Eu sei que ele mente, que mente com quantos dentes lhe assomam na boca, que não são mais do que três.
- Ajudas-me?
Dou a mão a Lady para vencer um pequeno obstáculo. Fala com orgulho do seu país:
- Já foste a Medellin? Não? Tens de ir.
A tia interrompe:
- E tens de ir a Providencia. Que lugar mais encantador.
Um casal de turistas ultrapassa-nos, ela com o filho às costas, ele com uma enorme mochila. Uma outra criança, de cabelo muito loiro, tronco nu, caminha descalça. Lady imita-a e tira finalmente os sapatos que estão agora cheios de lama. Aproveito para me despedir e seguir o meu caminho mas ainda a oiço dizer:
- Que Deus te abençoe.
Não sei se o fará, se terá mesmo essa intenção, mas reconheço, com uma certa gratidão, que foi bondoso quando, dali a meia hora, o trilho começa a ziguezaguear por entre a relva e se revelam umas cabanas e umas palmeiras que, fustigadas ao de leve pelo vento, se erguem aos céus pintados, aqui e acolá, com nuvens brancas e encaracoladas.
- Como foi? Bonito?
Reencontro-me com Sandy em Arrecifes e escuto atentamente o que tem para me dizer:
- Cuidado com a praia. Não corras riscos.
A poucos metros do lugar onde agora nos despedimos, uma tabuleta emoldurada por troncos de árvores toscos confirma os receios de Sandy. "Nesta praia já morreram afogadas mais de 200 pessoas. Não queiras fazer parte da estatística. Pensa nisso antes de entrar na água." Na areia, há restos de coco espalhados. Próximo da zona de rebentação, uma mulher medita e aceita, despreocupadamente, os lençóis de borrifos que jorram do mar onde o sol oscila. À sua direita, as ondas respiram de forma ofegante e batem contra as rochas lisas. Para trás, as nuvens brancas, pálidas como o leite, fundem-se com as montanhas de contornos suaves e uma casa de madeira, pintada de verde, surge dissimulada no meio da densa vegetação.

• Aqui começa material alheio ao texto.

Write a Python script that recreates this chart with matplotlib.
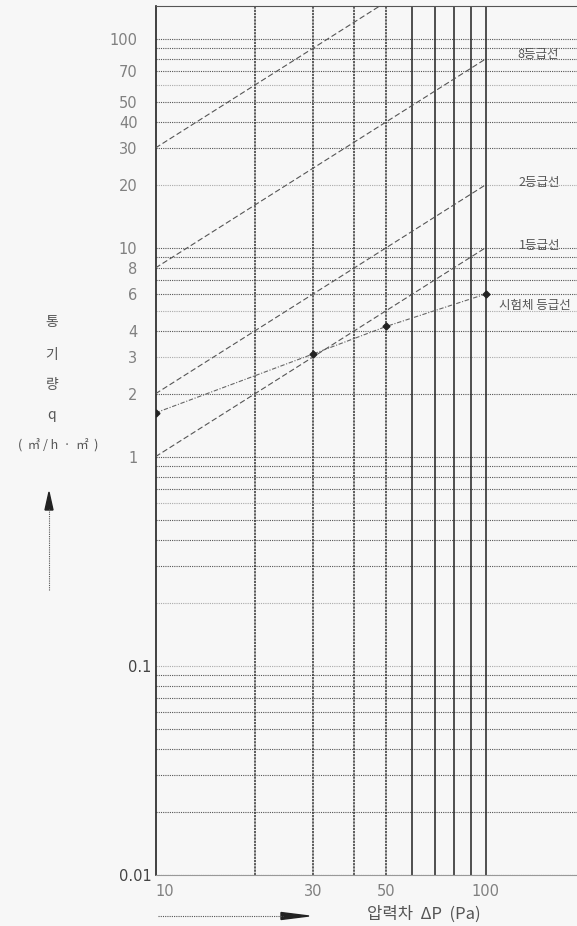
import matplotlib
matplotlib.use('Agg')
import matplotlib.pyplot as plt
import matplotlib.transforms as mtransforms
from matplotlib.lines import Line2D
from matplotlib.patches import Polygon
from matplotlib.ticker import NullLocator

plt.rcParams['font.family'] = ['Noto Sans CJK KR', 'DejaVu Sans']

# ====data====
# grade lines (q at 10 Pa and 100 Pa)
dp_grade = [10, 100]
grade_30 = [30, 300]
grade_8 = [8, 80]
grade_2 = [2, 20]
grade_1 = [1, 10]
# measured specimen
dp_test = [10, 30, 50, 100]
q_test = [1.62, 3.1, 4.2, 6.0]

x_ticks = [10, 30, 50, 100]
x_tick_labels = ['10', '30', '50', '100']
y_ticks = [0.01, 0.1, 1, 2, 3, 4, 6, 8, 10, 20, 30, 40, 50, 70, 100]
y_tick_labels = ['0.01', '0.1', '1', '2', '3', '4', '6', '8', '10', '20', '30', '40', '50', '70', '100']

v_dotted = [20, 30, 40, 50]
v_solid = [60, 70, 80, 90, 100]
h_grid = [m * d for d in [0.01, 0.1, 1, 10] for m in range(1, 10)] + [100]
h_light = [60, 20, 5, 3, 0.6, 0.2, 0.1]

# grade labels: (text, x, y)
grade_labels = [('8등급선', 125, 84), ('2등급선', 126, 20.5), ('1등급선', 126, 10.2),
                ('시험체 등급선', 110, 5.3)]

# ====figure setup====
W, H = 577, 926
def fx(x):
    return x / W
def fy(y):
    return 1 - y / H

bg = '#f7f7f7'
fig = plt.figure(figsize=(W / 100, H / 100), dpi=100, facecolor=bg)
ax = fig.add_axes([fx(155.5), fy(874.7), fx(577 - 155.5), (874.7 - 6) / H])
ax.set_facecolor(bg)
ax.set_xscale('log')
ax.set_yscale('log')
ax.set_xlim(10, 189)
ax.set_ylim(0.01, 143.3)
ax.xaxis.set_minor_locator(NullLocator())
ax.yaxis.set_minor_locator(NullLocator())

# grid lines
for v in h_grid:
    if any(abs(v - l) < 1e-9 for l in h_light):
        ax.axhline(v, color='#aaaaaa', lw=0.8, ls=(0, (1, 1)), zorder=1)
    else:
        ax.axhline(v, color='#555555', lw=0.8, ls=(0, (1, 1)), zorder=1)
for v in v_dotted:
    ax.axvline(v, color='#333333', lw=1.1, ls=(0, (1.5, 0.6)), zorder=1)
for v in v_solid:
    ax.axvline(v, color='#222222', lw=1.1, zorder=1)

# spines
ax.spines['right'].set_visible(False)
ax.spines['left'].set_color('#222222')
ax.spines['left'].set_linewidth(1.2)
ax.spines['top'].set_color('#555555')
ax.spines['top'].set_linestyle((0, (1, 1)))
ax.spines['top'].set_linewidth(0.8)
ax.spines['bottom'].set_color('#999999')
ax.spines['bottom'].set_linestyle((0, (1, 1)))
ax.spines['bottom'].set_linewidth(0.8)

# grade lines
for q in [grade_30, grade_8, grade_2, grade_1]:
    ax.plot(dp_grade, q, color='#555555', lw=0.8, dashes=(5, 2.5), zorder=3)

# measured line
ax.plot(dp_test, q_test, color='#666666', lw=0.8, ls=(0, (4, 1.5, 1, 1.5)), zorder=3,
        marker='D', markersize=3.5, markerfacecolor='#222222', markeredgecolor='#222222')

for txt, x, y in grade_labels:
    ax.text(x, y, txt, fontsize=9, color='#555555', ha='left', va='center')

# ticks
ax.tick_params(length=0, labelcolor='#808080', labelsize=10.5)
ax.set_xticks(x_ticks)
ax.set_xticklabels(x_tick_labels, family='DejaVu Sans')
ax.set_yticks(y_ticks)
ax.set_yticklabels(y_tick_labels, family='DejaVu Sans')
ax.tick_params(axis='y', pad=13)
ax.tick_params(axis='x', pad=7)
ax.get_xticklabels()[0].set_horizontalalignment('left')
shift = mtransforms.ScaledTranslation(14 / 100, 0, fig.dpi_scale_trans)
for lab in ax.get_yticklabels():
    if lab.get_text().startswith('0.'):
        lab.set_transform(lab.get_transform() + shift)
        lab.set_color('#444444')

# y axis label (vertical stack)
for txt, y in [('통', 321.7), ('기', 355), ('량', 385), ('q', 415)]:
    fig.text(fx(51.7), fy(y), txt, fontsize=10, color='#555555', ha='center', va='center')
fig.text(fx(58), fy(446), '(  ㎥ / h  ·  ㎡  )', fontsize=9, color='#555555', ha='center', va='center')

# up arrow
fig.add_artist(Line2D([fx(49), fx(49)], [fy(590), fy(508)], transform=fig.transFigure,
                      color='#555555', lw=0.8, ls=(0, (1, 1))))
fig.add_artist(Polygon([[fx(45), fy(510)], [fx(53), fy(510)], [fx(49), fy(492)]],
                       closed=True, transform=fig.transFigure, color='#222222'))

# right arrow
fig.add_artist(Line2D([fx(158), fx(283)], [fy(916), fy(916)], transform=fig.transFigure,
                      color='#555555', lw=0.8, ls=(0, (1, 1))))
fig.add_artist(Polygon([[fx(281), fy(912.5)], [fx(281), fy(919.5)], [fx(309), fy(916)]],
                       closed=True, transform=fig.transFigure, color='#222222'))

fig.text(fx(424), fy(914), '압력차  ΔP  (Pa)', fontsize=12, color='#555555', ha='center', va='center')

fig.savefig('out.png', dpi=100, facecolor=bg)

Caminho ao longo da praia, escutando a respiração possante do mar, observo as garças que, quase submissas, permitem a minha aproximação, até chegar, daí a instantes, à Piscina, uma baía onde as águas se mostram mais dóceis. Estendo a toalha e perscruto, de modo assombrado, a infinitude daquela beleza que entra pelos meus olhos, enquanto escuto vozes quase indistintas dos poucos turistas deitados na areia húmida. Há muitos anos, mesmo muitos, muito antes da chegada do turismo, os kogi visitavam este lugar para prestar o seu tributo à Grande Mãe e, assim, manter o equilíbrio planetário.
A subida até Pueblito
O Cabo San Juan de la Guia, a poucos mais de vinte minutos, é o destino que se segue, sempre ao longo da praia. Tendas coloridas mancham o verde da paisagem, parecendo minúsculas sob a sombra que emana das palmeiras dançantes. Aqui, onde nada se pensa, onde nada se deseja, não é permitido ingerir bebidas alcoólicas. A partir de um campo de futebol, com as suas balizas imperfeitas, avista-se um promontório onde repousa uma cabana com tecto de palha. Uma língua de areia dá lugar, antes da subida, a um conjunto de rochedos e a alguma vegetação. De um lado e do outro, formam-se duas baías. As ondas vêm namorar a areia na mais completa quietude, permitindo que um barco repouse serenamente naquelas águas onde uma mulher mergulha silenciosamente. No interior da cabana, por onde entra uma brisa fresca, há redes espalhadas um pouco por todo o lado, umas ocupadas por turistas, outras órfãs na sua solidão. O mar, agora de cor prateada, recebendo os raios fragmentados do sol, perde-se no horizonte e eu faço o caminho de volta, para entrar naquelas águas, na expectativa de me sentir revigorado para percorrer o longo caminho que ainda me falta para chegar a Calabazo.